_Requirement_. Output the material beneath this task exactly, images excluded.

╭─ Material

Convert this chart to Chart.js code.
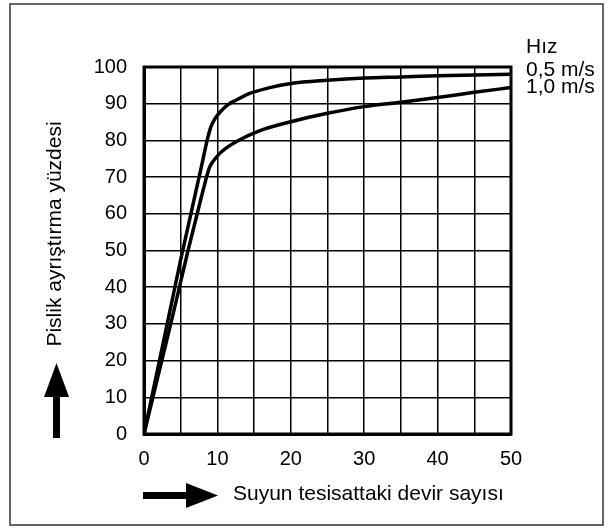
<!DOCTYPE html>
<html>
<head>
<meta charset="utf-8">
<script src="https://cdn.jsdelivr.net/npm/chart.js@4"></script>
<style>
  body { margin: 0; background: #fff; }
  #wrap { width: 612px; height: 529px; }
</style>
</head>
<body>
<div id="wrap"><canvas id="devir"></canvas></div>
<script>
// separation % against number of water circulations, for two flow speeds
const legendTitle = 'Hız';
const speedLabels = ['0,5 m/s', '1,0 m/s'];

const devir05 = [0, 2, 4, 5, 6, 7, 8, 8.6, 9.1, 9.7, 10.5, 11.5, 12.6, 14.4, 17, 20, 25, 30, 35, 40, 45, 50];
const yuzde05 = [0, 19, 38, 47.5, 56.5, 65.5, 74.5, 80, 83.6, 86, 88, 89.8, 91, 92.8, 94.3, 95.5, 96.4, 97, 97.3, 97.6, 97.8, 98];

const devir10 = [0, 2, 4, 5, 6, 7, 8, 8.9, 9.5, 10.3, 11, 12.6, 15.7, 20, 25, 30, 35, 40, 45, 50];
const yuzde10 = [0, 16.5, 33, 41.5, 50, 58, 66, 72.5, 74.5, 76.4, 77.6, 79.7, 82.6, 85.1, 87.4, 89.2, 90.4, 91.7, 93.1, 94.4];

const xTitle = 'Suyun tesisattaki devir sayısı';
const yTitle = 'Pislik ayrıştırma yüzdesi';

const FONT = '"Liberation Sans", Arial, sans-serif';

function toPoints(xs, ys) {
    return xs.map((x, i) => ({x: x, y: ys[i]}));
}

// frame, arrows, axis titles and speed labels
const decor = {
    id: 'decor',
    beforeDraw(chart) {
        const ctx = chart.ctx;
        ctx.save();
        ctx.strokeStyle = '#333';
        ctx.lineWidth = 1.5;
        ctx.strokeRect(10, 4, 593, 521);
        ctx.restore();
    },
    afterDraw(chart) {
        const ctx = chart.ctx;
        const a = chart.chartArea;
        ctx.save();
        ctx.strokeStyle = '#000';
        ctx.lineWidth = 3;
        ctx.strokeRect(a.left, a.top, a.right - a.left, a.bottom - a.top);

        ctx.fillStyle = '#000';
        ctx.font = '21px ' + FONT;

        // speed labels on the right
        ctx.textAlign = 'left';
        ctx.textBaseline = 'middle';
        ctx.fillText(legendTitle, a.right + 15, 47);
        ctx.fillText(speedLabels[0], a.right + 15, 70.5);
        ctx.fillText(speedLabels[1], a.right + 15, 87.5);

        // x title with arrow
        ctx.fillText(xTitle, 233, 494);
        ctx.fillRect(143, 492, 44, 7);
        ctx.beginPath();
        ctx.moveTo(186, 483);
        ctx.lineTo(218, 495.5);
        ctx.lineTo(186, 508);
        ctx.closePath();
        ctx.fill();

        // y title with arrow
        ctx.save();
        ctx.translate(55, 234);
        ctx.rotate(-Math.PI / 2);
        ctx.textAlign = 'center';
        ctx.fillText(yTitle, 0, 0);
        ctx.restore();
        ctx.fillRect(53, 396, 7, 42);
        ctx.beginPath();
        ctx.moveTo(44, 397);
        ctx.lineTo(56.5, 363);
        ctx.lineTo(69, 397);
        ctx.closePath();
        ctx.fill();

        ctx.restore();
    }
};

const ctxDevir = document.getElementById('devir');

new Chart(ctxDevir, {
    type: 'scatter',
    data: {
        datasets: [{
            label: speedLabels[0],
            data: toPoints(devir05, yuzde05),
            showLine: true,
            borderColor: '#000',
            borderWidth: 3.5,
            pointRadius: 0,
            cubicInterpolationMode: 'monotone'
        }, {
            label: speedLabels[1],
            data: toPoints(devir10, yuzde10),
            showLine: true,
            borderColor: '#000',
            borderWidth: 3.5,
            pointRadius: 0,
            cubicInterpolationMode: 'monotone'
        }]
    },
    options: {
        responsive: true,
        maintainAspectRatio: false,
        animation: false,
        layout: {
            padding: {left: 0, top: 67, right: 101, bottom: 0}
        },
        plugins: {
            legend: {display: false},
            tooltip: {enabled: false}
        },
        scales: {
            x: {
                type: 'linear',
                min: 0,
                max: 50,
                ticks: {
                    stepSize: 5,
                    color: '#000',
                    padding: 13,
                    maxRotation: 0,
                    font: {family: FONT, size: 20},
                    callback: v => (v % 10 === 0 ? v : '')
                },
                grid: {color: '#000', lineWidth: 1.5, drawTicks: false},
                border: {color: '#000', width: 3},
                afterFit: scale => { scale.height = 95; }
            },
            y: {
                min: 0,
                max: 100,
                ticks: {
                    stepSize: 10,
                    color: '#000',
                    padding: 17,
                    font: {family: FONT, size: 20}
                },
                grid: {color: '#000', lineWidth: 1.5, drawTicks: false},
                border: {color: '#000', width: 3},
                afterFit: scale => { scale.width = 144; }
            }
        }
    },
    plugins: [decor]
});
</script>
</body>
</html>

╰─

_Task response_.
Convert this chart to Chart.js code.
<!DOCTYPE html>
<html>
<head>
<meta charset="utf-8">
<script src="https://cdn.jsdelivr.net/npm/chart.js@4"></script>
<style>
  body { margin: 0; background: #fff; }
  #wrap { width: 612px; height: 529px; }
</style>
</head>
<body>
<div id="wrap"><canvas id="devir"></canvas></div>
<script>
// separation % against number of water circulations, for two flow speeds
const legendTitle = 'Hız';
const speedLabels = ['0,5 m/s', '1,0 m/s'];

const devir05 = [0, 2, 4, 5, 6, 7, 8, 8.6, 9.1, 9.7, 10.5, 11.5, 12.6, 14.4, 17, 20, 25, 30, 35, 40, 45, 50];
const yuzde05 = [0, 19, 38, 47.5, 56.5, 65.5, 74.5, 80, 83.6, 86, 88, 89.8, 91, 92.8, 94.3, 95.5, 96.4, 97, 97.3, 97.6, 97.8, 98];

const devir10 = [0, 2, 4, 5, 6, 7, 8, 8.9, 9.5, 10.3, 11, 12.6, 15.7, 20, 25, 30, 35, 40, 45, 50];
const yuzde10 = [0, 16.5, 33, 41.5, 50, 58, 66, 72.5, 74.5, 76.4, 77.6, 79.7, 82.6, 85.1, 87.4, 89.2, 90.4, 91.7, 93.1, 94.4];

const xTitle = 'Suyun tesisattaki devir sayısı';
const yTitle = 'Pislik ayrıştırma yüzdesi';

const FONT = '"Liberation Sans", Arial, sans-serif';

function toPoints(xs, ys) {
    return xs.map((x, i) => ({x: x, y: ys[i]}));
}

// frame, arrows, axis titles and speed labels
const decor = {
    id: 'decor',
    beforeDraw(chart) {
        const ctx = chart.ctx;
        ctx.save();
        ctx.strokeStyle = '#333';
        ctx.lineWidth = 1.5;
        ctx.strokeRect(10, 4, 593, 521);
        ctx.restore();
    },
    afterDraw(chart) {
        const ctx = chart.ctx;
        const a = chart.chartArea;
        ctx.save();
        ctx.strokeStyle = '#000';
        ctx.lineWidth = 3;
        ctx.strokeRect(a.left, a.top, a.right - a.left, a.bottom - a.top);

        ctx.fillStyle = '#000';
        ctx.font = '21px ' + FONT;

        // speed labels on the right
        ctx.textAlign = 'left';
        ctx.textBaseline = 'middle';
        ctx.fillText(legendTitle, a.right + 15, 47);
        ctx.fillText(speedLabels[0], a.right + 15, 70.5);
        ctx.fillText(speedLabels[1], a.right + 15, 87.5);

        // x title with arrow
        ctx.fillText(xTitle, 233, 494);
        ctx.fillRect(143, 492, 44, 7);
        ctx.beginPath();
        ctx.moveTo(186, 483);
        ctx.lineTo(218, 495.5);
        ctx.lineTo(186, 508);
        ctx.closePath();
        ctx.fill();

        // y title with arrow
        ctx.save();
        ctx.translate(55, 234);
        ctx.rotate(-Math.PI / 2);
        ctx.textAlign = 'center';
        ctx.fillText(yTitle, 0, 0);
        ctx.restore();
        ctx.fillRect(53, 396, 7, 42);
        ctx.beginPath();
        ctx.moveTo(44, 397);
        ctx.lineTo(56.5, 363);
        ctx.lineTo(69, 397);
        ctx.closePath();
        ctx.fill();

        ctx.restore();
    }
};

const ctxDevir = document.getElementById('devir');

new Chart(ctxDevir, {
    type: 'scatter',
    data: {
        datasets: [{
            label: speedLabels[0],
            data: toPoints(devir05, yuzde05),
            showLine: true,
            borderColor: '#000',
            borderWidth: 3.5,
            pointRadius: 0,
            cubicInterpolationMode: 'monotone'
        }, {
            label: speedLabels[1],
            data: toPoints(devir10, yuzde10),
            showLine: true,
            borderColor: '#000',
            borderWidth: 3.5,
            pointRadius: 0,
            cubicInterpolationMode: 'monotone'
        }]
    },
    options: {
        responsive: true,
        maintainAspectRatio: false,
        animation: false,
        layout: {
            padding: {left: 0, top: 67, right: 101, bottom: 0}
        },
        plugins: {
            legend: {display: false},
            tooltip: {enabled: false}
        },
        scales: {
            x: {
                type: 'linear',
                min: 0,
                max: 50,
                ticks: {
                    stepSize: 5,
                    color: '#000',
                    padding: 13,
                    maxRotation: 0,
                    font: {family: FONT, size: 20},
                    callback: v => (v % 10 === 0 ? v : '')
                },
                grid: {color: '#000', lineWidth: 1.5, drawTicks: false},
                border: {color: '#000', width: 3},
                afterFit: scale => { scale.height = 95; }
            },
            y: {
                min: 0,
                max: 100,
                ticks: {
                    stepSize: 10,
                    color: '#000',
                    padding: 17,
                    font: {family: FONT, size: 20}
                },
                grid: {color: '#000', lineWidth: 1.5, drawTicks: false},
                border: {color: '#000', width: 3},
                afterFit: scale => { scale.width = 144; }
            }
        }
    },
    plugins: [decor]
});
</script>
</body>
</html>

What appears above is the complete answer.